**** DATA SECTION ****

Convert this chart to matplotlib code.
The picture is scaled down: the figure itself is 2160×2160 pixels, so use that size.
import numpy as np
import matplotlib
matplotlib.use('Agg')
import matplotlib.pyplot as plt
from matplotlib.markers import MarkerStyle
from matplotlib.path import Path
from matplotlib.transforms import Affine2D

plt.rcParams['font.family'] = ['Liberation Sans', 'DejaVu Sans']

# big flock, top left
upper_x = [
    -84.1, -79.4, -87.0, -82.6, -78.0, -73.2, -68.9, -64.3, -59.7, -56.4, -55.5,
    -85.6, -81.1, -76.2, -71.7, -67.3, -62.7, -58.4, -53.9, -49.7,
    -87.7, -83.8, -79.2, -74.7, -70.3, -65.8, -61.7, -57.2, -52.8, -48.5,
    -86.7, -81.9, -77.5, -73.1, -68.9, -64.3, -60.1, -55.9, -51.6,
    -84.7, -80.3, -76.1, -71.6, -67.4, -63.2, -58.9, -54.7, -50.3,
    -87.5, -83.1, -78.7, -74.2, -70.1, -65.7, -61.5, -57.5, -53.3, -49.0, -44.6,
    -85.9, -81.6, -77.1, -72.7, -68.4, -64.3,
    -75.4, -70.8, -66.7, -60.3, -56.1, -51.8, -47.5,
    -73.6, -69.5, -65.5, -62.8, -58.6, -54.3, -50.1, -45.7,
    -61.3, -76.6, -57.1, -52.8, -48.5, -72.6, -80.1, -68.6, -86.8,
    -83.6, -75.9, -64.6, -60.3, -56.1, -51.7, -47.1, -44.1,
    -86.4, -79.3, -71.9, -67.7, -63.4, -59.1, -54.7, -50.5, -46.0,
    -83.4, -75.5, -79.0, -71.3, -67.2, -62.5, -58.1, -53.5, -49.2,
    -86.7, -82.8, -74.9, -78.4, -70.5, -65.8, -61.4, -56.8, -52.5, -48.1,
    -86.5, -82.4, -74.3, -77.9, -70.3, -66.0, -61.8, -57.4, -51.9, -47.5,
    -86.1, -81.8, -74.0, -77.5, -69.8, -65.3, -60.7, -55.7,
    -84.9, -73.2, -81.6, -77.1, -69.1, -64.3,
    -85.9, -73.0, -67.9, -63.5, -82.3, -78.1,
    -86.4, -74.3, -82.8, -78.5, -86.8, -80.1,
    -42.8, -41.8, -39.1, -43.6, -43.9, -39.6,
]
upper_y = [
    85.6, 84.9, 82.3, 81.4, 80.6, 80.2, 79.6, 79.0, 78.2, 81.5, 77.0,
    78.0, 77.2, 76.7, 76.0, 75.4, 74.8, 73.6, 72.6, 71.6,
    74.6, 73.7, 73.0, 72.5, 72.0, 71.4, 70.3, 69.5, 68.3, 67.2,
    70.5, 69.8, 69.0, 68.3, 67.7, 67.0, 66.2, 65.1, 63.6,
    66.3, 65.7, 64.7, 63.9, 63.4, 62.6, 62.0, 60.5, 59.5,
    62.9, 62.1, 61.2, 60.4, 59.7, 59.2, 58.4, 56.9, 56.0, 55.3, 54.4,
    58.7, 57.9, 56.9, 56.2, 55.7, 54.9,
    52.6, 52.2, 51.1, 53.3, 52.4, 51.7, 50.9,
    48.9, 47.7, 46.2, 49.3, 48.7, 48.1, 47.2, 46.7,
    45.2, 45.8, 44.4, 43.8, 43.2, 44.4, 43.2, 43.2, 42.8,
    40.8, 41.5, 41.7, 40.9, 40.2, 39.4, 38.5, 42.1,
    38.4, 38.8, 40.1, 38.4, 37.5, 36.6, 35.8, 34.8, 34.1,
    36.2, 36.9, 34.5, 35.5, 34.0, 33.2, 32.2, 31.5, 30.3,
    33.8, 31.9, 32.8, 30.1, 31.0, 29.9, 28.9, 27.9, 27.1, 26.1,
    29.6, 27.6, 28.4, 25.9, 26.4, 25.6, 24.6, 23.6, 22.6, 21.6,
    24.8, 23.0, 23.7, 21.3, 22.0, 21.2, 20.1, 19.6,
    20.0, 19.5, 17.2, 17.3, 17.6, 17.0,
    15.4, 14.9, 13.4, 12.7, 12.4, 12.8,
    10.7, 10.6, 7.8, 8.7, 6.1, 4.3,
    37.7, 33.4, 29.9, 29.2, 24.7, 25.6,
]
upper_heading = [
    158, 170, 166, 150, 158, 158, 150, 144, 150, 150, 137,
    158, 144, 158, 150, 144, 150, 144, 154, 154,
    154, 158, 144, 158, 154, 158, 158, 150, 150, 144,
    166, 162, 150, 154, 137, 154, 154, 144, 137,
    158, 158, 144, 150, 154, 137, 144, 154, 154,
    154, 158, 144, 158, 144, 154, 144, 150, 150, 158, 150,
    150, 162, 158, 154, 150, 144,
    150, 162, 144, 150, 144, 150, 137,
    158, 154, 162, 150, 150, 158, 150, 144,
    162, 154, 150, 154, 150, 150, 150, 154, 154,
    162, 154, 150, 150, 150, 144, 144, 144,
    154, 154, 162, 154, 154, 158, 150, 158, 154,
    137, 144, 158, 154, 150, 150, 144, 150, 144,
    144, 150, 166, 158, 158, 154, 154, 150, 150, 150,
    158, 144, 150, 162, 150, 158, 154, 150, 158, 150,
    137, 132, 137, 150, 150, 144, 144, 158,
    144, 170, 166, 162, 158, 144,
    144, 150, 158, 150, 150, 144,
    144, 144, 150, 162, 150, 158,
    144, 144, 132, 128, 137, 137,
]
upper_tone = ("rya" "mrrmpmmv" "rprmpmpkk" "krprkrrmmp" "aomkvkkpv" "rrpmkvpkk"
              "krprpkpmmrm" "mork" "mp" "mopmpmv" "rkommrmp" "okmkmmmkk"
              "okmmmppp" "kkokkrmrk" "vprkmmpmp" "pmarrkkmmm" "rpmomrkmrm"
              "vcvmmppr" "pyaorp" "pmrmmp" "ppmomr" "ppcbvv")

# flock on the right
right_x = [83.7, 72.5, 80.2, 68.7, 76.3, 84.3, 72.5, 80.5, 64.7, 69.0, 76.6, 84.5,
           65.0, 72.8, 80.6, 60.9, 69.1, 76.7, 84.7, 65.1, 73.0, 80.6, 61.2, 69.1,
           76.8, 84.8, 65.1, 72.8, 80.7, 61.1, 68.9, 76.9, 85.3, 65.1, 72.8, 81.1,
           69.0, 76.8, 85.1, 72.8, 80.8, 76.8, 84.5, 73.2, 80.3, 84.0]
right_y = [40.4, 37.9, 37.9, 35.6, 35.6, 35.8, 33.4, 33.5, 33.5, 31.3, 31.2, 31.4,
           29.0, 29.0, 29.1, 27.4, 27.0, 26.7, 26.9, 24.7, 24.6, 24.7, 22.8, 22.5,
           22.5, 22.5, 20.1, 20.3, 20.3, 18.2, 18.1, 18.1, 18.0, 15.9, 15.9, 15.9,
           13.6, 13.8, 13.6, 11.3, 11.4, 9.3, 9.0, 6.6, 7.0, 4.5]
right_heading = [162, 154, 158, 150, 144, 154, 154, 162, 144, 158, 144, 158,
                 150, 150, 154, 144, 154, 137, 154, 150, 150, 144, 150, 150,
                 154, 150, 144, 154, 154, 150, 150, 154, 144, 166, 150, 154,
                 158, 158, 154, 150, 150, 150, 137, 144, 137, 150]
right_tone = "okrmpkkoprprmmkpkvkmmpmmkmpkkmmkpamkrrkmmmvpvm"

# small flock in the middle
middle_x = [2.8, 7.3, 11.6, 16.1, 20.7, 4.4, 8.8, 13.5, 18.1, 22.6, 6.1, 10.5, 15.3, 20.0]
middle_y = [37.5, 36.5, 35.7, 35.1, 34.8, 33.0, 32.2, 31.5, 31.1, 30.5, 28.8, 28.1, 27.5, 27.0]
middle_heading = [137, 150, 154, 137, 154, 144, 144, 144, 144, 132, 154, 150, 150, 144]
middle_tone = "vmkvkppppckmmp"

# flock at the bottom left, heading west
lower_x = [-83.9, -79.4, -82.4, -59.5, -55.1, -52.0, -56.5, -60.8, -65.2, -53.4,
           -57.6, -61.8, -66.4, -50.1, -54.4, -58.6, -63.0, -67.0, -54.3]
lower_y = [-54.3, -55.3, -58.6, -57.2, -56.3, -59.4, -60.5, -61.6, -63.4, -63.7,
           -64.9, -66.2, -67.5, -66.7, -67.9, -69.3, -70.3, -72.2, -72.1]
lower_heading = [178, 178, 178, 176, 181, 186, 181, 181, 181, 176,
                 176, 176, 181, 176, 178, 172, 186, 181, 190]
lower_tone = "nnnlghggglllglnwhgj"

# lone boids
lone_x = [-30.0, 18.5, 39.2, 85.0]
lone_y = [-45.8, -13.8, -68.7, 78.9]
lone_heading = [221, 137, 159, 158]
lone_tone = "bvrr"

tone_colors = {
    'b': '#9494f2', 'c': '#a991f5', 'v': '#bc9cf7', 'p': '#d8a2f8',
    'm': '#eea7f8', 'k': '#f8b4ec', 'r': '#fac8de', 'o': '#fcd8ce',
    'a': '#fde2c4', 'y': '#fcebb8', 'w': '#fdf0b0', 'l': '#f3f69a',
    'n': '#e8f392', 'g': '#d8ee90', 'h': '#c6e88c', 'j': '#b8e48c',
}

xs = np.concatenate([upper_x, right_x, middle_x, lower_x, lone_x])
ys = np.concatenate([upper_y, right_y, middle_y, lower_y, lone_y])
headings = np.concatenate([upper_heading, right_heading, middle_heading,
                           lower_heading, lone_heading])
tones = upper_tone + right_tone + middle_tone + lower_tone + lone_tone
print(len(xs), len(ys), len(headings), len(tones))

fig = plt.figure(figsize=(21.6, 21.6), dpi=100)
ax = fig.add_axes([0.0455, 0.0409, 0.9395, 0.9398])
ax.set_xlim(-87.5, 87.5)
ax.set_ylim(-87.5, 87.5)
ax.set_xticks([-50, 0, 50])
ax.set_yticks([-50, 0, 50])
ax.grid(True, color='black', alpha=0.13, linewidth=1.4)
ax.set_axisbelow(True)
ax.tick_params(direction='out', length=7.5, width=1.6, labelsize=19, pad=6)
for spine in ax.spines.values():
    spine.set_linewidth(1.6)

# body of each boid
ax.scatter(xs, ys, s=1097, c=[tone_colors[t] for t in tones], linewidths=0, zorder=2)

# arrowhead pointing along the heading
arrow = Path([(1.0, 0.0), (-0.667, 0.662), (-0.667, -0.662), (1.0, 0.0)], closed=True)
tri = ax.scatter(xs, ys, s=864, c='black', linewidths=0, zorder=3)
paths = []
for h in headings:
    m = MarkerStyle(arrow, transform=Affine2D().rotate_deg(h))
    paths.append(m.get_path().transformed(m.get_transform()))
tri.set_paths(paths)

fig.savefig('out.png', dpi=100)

****

Print the listing above from its first line through the line with "plt.rcParams['font.family'] = ['Liberation", and stop there.

Convert this chart to matplotlib code.
The picture is scaled down: the figure itself is 2160×2160 pixels, so use that size.
import numpy as np
import matplotlib
matplotlib.use('Agg')
import matplotlib.pyplot as plt
from matplotlib.markers import MarkerStyle
from matplotlib.path import Path
from matplotlib.transforms import Affine2D

plt.rcParams['font.family'] = ['Liberation Sans', 'DejaVu Sans']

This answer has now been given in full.